На воду взглянешь – разгорится гуманность.

Ветер, что в соснах, доносит изящную мелодию,

Пение камышовки сливается с разговорами учеными.

Как сегодня пьянит [государева] добродетель!

И стоит ли поминать о милости, как роса обильной?[144]

Нетрудно увидеть, что в этом стихотворении отражена не конкретная природная ситуация и не конкретный пейзаж. Горы и воды имеют здесь обобщенный смысл, они – проявление космических начал Ян и Инь, влиянию которых подвержено все сущее. Соотнесение воды с мудростью, а гор с человеколюбием восходит к «Луньюй» (VI-23). Там сказано: «Мудрый наслаждается водой, человеколюбивый наслаждается горами. Мудрый [пребывает] в движении, человеколюбивый [пребывает] в покое. Мудрый – счастливый, а человеколюбивый – долгожитель»[145]. В данном поэтическом случае мудрость и человеколюбие приписываются императору.

В предисловии к «Кайфусо» государь описывается с помощью категории «добродетельность» (току, кит. дэ). В контексте антологии добродетельность связана с «недеянием» – важнейшим понятием, которое характеризует идеальное правление. Государь покойно пребывает на троне, а сила его добродетельности такова, что ее влияние достигает государственных границ, благодаря чему хорошие дела в стране творятся сами собой. Это касается дел не только людских, но и природных. Их мерный ход является доказательством, что дела на подведомственной императору территории обстоят должным образом.

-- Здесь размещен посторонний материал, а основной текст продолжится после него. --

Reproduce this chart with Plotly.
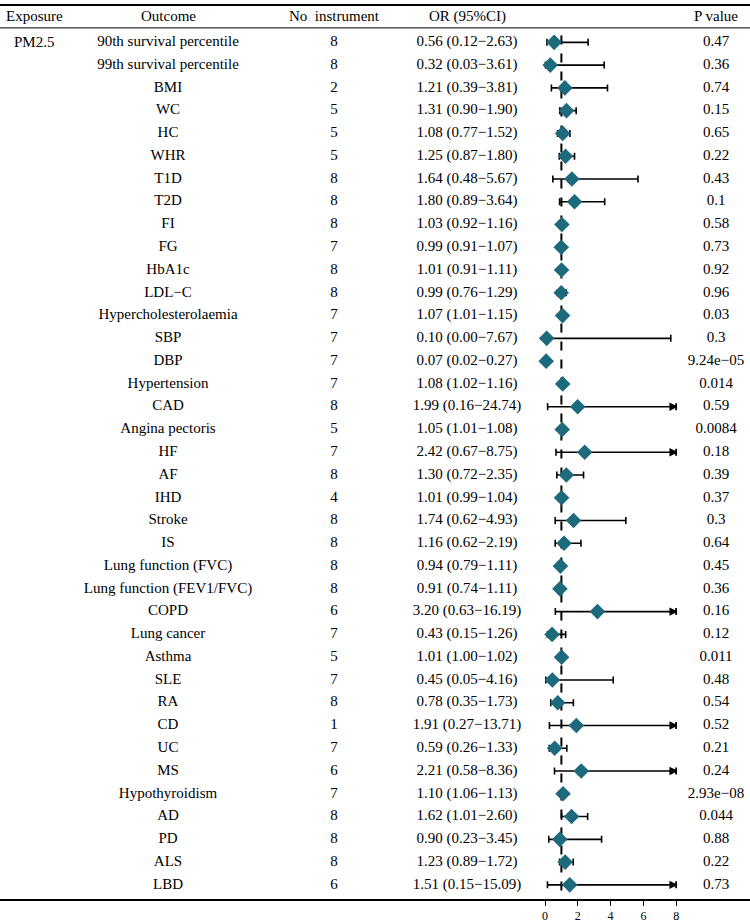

Если оценивать в целом модус описания природы в стихотворениях на китайском языке, то следует сказать, что эта природа не является природой Японии, в ней почти не содержится японских реалий. Даже если в стихотворении и имеется топонимическая привязка, то все равно это природа, описанная с помощью реалий, имеющих китайское происхождение. В «Кайфусо» содержится 16 стихотворений, посвященных Ёсино (горная местность, расположенная несколько южнее Нара), они воспевают это место, поскольку нахождение там восполняет недостаток энергетики и жизненной силы, необходимой для даосского святого. Японские аристократы уподобляли себя этим даосским мудрецам. Стихотворения «Кайфусо» насыщены китайской образностью и топонимикой, они уподобляют природную среду Японии Китаю. Вот, например, стихотворение Такамуко-но Моротари «Следуя за императором во дворец Ёсино» (№ 102):

В древности один человек ловил здесь рыбу.

Теперь здесь пребывают император и знать.

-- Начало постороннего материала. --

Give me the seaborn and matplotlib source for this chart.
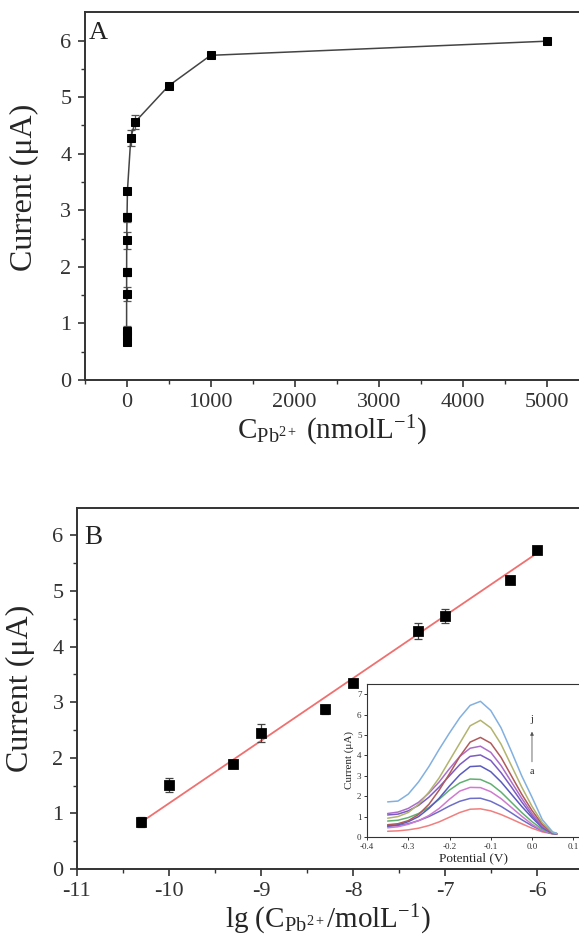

Играя на цине, они отдыхают с небожителями

И общаются с божествами, выходя в бухту.

Стихи о Сяэн плывут по безлюдным берегам.

Туманную дымку колышет осенний ветер.

Кто-то скажет – это пик Мяогусе.

Императорский кортеж останавливается,

вот и дворец Вансянь[146].

Если бы не название стихотворения, указывающее на японский топоним, было бы довольно трудно догадаться, что речь идет о Японии. Цинь – китайский музыкальный инструмент, Сяэн – китайская фея-небожительница, Мяогусе – китайская обитель бессмертных, Вансянь – дворец китайского императора У-ди (140–86 гг. до н. э.).

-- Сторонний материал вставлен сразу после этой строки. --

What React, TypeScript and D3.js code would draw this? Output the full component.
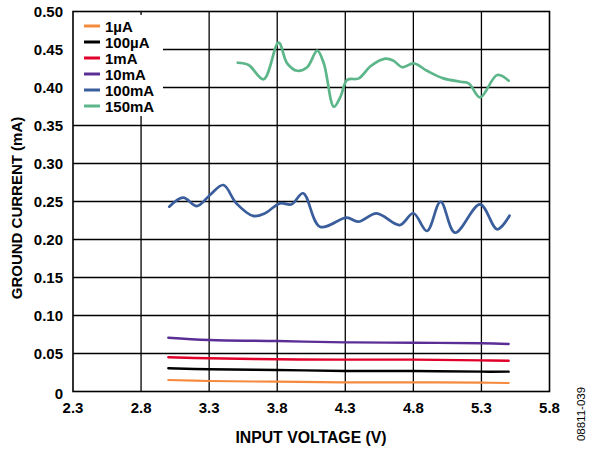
import React from "react";
import * as d3 from "d3";

const seriesNames = ["1µA", "100µA", "1mA", "10mA", "100mA", "150mA"];
const seriesColors = ["#F58A3E", "#000000", "#E0002A", "#5B2E96", "#3A5D9C", "#5DB68A"];
const seriesWidths = [2.2, 2.4, 2.4, 2.4, 2.7, 2.7];

const lowV = [3.0, 3.3, 3.8, 4.3, 4.8, 5.3, 5.5];
const uA1 = [0.0151, 0.0138, 0.0129, 0.0121, 0.0121, 0.0116, 0.0112];
const uA100 = [0.0305, 0.0292, 0.0283, 0.027, 0.027, 0.0261, 0.0261];
const mA1 = [0.045, 0.0437, 0.0424, 0.0419, 0.0419, 0.041, 0.0405];
const mA10 = [0.0708, 0.0678, 0.0664, 0.0647, 0.0642, 0.0634, 0.0625];

const v100 = [3.007, 3.11, 3.21, 3.306, 3.404, 3.5, 3.624, 3.71, 3.82, 3.906, 3.99, 4.114, 4.31, 4.395, 4.53, 4.7, 4.8, 4.9, 5.0, 5.106, 5.29, 5.416, 5.506];
const mA100 = [0.2432, 0.255, 0.244, 0.2586, 0.2717, 0.2476, 0.231, 0.2345, 0.2476, 0.2463, 0.2608, 0.2168, 0.2287, 0.2234, 0.2345, 0.219, 0.2345, 0.2112, 0.2497, 0.209, 0.2463, 0.2134, 0.2313];

const v150 = [3.51, 3.59, 3.7, 3.81, 3.873, 3.947, 4.02, 4.094, 4.142, 4.216, 4.265, 4.314, 4.4, 4.485, 4.595, 4.656, 4.718, 4.803, 4.9, 5.02, 5.146, 5.207, 5.29, 5.416, 5.5];
const mA150 = [0.4326, 0.4296, 0.4108, 0.459, 0.4318, 0.422, 0.4266, 0.4484, 0.4318, 0.3747, 0.388, 0.41, 0.412, 0.428, 0.438, 0.435, 0.4266, 0.4318, 0.422, 0.412, 0.4076, 0.4055, 0.387, 0.4164, 0.409];

const xTicks = [2.3, 2.8, 3.3, 3.8, 4.3, 4.8, 5.3, 5.8];
const xTickLabels = ["2.3", "2.8", "3.3", "3.8", "4.3", "4.8", "5.3", "5.8"];
const yTicks = [0, 0.05, 0.1, 0.15, 0.2, 0.25, 0.3, 0.35, 0.4, 0.45, 0.5];
const yTickLabels = ["0", "0.05", "0.10", "0.15", "0.20", "0.25", "0.30", "0.35", "0.40", "0.45", "0.50"];

const FONT = "Liberation Sans, Arial, Helvetica, sans-serif";

export default function App() {
  const W = 589, H = 450;
  const x0 = 73, x1 = 549.5, y0 = 11.5, y1 = 391.5;
  const x = d3.scaleLinear().domain([2.3, 5.8]).range([x0, x1]);
  const y = d3.scaleLinear().domain([0, 0.5]).range([y1, y0]);

  const series = [
    { v: lowV, i: uA1 },
    { v: lowV, i: uA100 },
    { v: lowV, i: mA1 },
    { v: lowV, i: mA10 },
    { v: v100, i: mA100 },
    { v: v150, i: mA150 },
  ];

  const line = d3
    .line<[number, number]>()
    .x((d) => x(d[0]))
    .y((d) => y(d[1]))
    .curve(d3.curveCatmullRom.alpha(0.5));

  return (
    <svg width={W} height={H} style={{ position: "absolute", left: 0, top: 0, background: "#fff" }}>
      <rect x={0} y={0} width={W} height={H} fill="#fff" />
      {xTicks.slice(1, -1).map((t) => (
        <line key={"gx" + t} x1={x(t)} x2={x(t)} y1={y0} y2={y1} stroke="#000" strokeWidth={1.3} />
      ))}
      {yTicks.slice(1, -1).map((t) => (
        <line key={"gy" + t} x1={x0} x2={x1} y1={y(t)} y2={y(t)} stroke="#000" strokeWidth={1.3} />
      ))}
      <rect x={73} y={15} width={90} height={101} fill="#fff" />
      {series.map((s, k) => (
        <path
          key={"s" + k}
          d={line(s.v.map((v, j) => [v, s.i[j]] as [number, number])) || ""}
          fill="none"
          stroke={seriesColors[k]}
          strokeWidth={seriesWidths[k]}
          strokeLinejoin="round"
          strokeLinecap="round"
        />
      ))}
      <rect x={x0} y={y0} width={x1 - x0} height={y1 - y0} fill="none" stroke="#000" strokeWidth={1.6} />
      {yTicks.map((t, k) => (
        <text key={"yl" + t} x={63} y={y(t) + 5.5 + (t === 0 ? 2 : 0)} textAnchor="end" fontFamily={FONT} fontWeight="bold" fontSize={15}>
          {yTickLabels[k]}
        </text>
      ))}
      {xTicks.map((t, k) => (
        <text key={"xl" + t} x={x(t)} y={413} textAnchor="middle" fontFamily={FONT} fontWeight="bold" fontSize={15}>
          {xTickLabels[k]}
        </text>
      ))}
      {seriesNames.map((n, k) => (
        <g key={"lg" + k}>
          <line x1={84} x2={100} y1={26 + k * 16} y2={26 + k * 16} stroke={seriesColors[k]} strokeWidth={3} />
          <text x={105} y={26 + k * 16 + 5.5} fontFamily={FONT} fontWeight="bold" fontSize={15}>
            {n}
          </text>
        </g>
      ))}
      <text x={311} y={443} textAnchor="middle" fontFamily={FONT} fontWeight="bold" fontSize={15.8}>
        INPUT VOLTAGE (V)
      </text>
      <text
        transform="translate(22,208) rotate(-90)"
        textAnchor="middle"
        fontFamily={FONT}
        fontWeight="bold"
        fontSize={15}
      >
        GROUND CURRENT (mA)
      </text>
      <text
        transform="translate(585,414) rotate(-90)"
        textAnchor="middle"
        fontFamily={FONT}
        fontSize={11.5}
      >
        08811-039
      </text>
    </svg>
  );
}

Тем не менее произведения «Кайфусо» свидетельствуют о достоинствах земли Японии. Одна из целей составителей этой антологии состояла в обосновании тезиса, что земля Японии ничуть не хуже земли китайской. Иными словами, Япония – это настоящий клон Китая. В то же время следует помнить, что при таком подходе японские пейзажи всего лишь клон.

Достоинство японской земли состоит в том, что она похожа на первообраз. Это касается не только Китая, но и Индии. При основании буддийской молельни Дзёсинъин, расположенной на горе Хиэй (возле Киото), государь Ниммё обнаруживает подходящее для строительства место. Его притягательность состоит не столько в нем самом, сколько в том, что оно вызывает ассоциации с Индией: высокий пик на востоке – это Орлиная гора, где проповедовал Будда, к западу – отлогий спуск, где расположена столица Хэйан и царство Магадха, где процветало учение Будды[147]. Сама столица Хэйан в синхронных текстах часто уподобляется китайской столице Лоян и даже прямо называется этим именем.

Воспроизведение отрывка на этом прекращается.